I don’t think Mike Bloomberg will be our next president and I don’t think I want him to be. But I’d take him over the frenetic Rudy Giuliani in a minute, and over the slick flip-flopper Mitt Romney in two minutes. I’m sticking with the Dems for 2008, but the opposition just added an interesting surprise player who may shake things up. I’m all for that.

USA Television News Agrees: No Story in Gaza

Saturday, June 16th, 2007

Here’s an amazing fact: according to every USA television news show I watched yesterday, including ABC World News Tonight with Charles Gibson, Nightline, The O’Reilly Factor on Fox News and yes, even my favorite, Countdown with Keith Olbermann on MSNBC, there is nothing much going on in the Gaza Strip at all. No story. No coverage.

I caught a few moments of video footage from Gaza, finally, on Fox’s Hannity and Colmes, where they used the video as an opportunity to deliver some dumb cliches about Hamas as an irrational “death cult” that supports the use of pregnant women as suicide bombers. I guess the “right to life” angle is what got the story some TV time on Fox, which is more than it’s getting anywhere else.

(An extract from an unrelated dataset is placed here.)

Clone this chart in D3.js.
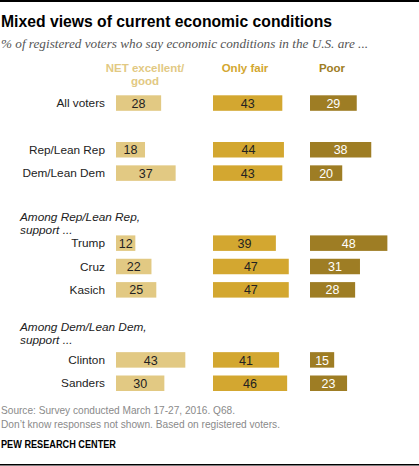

I don’t even have a theory as to why this big story is being ignored on TV (thankfully, my local newspaper the New York Times is doing a better job). I don’t see that this disinterest serves any political agenda. Maybe the only explanation is an existential one. When real news happens — events that are shocking and upsetting, like a military takeover by a fundamentalist political organization in a massively overpopulated and depressed region of a horribly war-town part of the world — our journalistic community is stunned into silence. I’m guessing they’ll start reporting this news by Wednesday of next week or so, at which point they can begin using the safe past tense instead of the scary present tense.

I Wish

Friday, June 15th, 2007

I wish I had something useful or intelligent to say about the Hamas rout in the civil war that erupted so quickly in Gaza. Because I continue to believe (against all public opinion on all sides, apparently) that a humane peace settlement between Israel and Palestine is both possible and necessary, this is obviously a major setback for the moderate position. Here are some wide-ranging links:

Sabbah’s Blog

Jewlicious

Darwinian Conservatism

Statesman Journal (including photo gallery)

Heathlander

From Occupied Palestine

What do I think? I think life must be pretty hellish over there, for one thing. And I think Israel and Palestine are a long, long way from the beginnings of a peace settlement. And I also think — I know — that eventually peace will prevail in the Holy Lands. But not anytime soon.

Back in the Orchard, Back in the Middle East

Wednesday, June 13th, 2007

I’m back, after an early summer avalanche of work commitments that forced me into the blogger’s equivalent of triage.

As always, when I don’t post about the daily developments in my country and in the world here, it’s not because I have nothing to say but because I have too much to say (and, sometimes, not enough time to think). Let’s see, what’s been happening in our favorite region, the Middle East, since my last post:

– Violent anarchy abounds in the Gaza Strip, and the descriptions seem to indicate a near collapse into civil war.

– For a few days it looked like another all-out summer war between Israel and its neighbors was breaking out. I’m glad these sparks have subsided, though it’s hard to feel glad about anything at all that’s going on in the Holy Lands.

– USA/coalition military leaders have informed the government of Iraq that they are failing to meet the designated “benchmarks” for legislative action that the American home front considers essential if we are to continue to provide troops. Every news report I’ve read about this meeting fails to clarify the obvious truth here, which is that the elected Maliki government’s failure to establish control represents not a failure of execution but a failure of will. A realistic appraisal of the future of Iraq seems to point to eventual Shiite domination, and Shiite/Sunni tensions clearly trump all other concerns for Iraqi government leaders. In other words, Iraq’s elected leaders do not seem to believe the center will hold, and everything else we are seeing is a manifestation of this fact. It’s pointless for American analysts and commentators to describe this situation as a failure when in fact the lack of concerted leadership in Baghdad appears to be a tactic.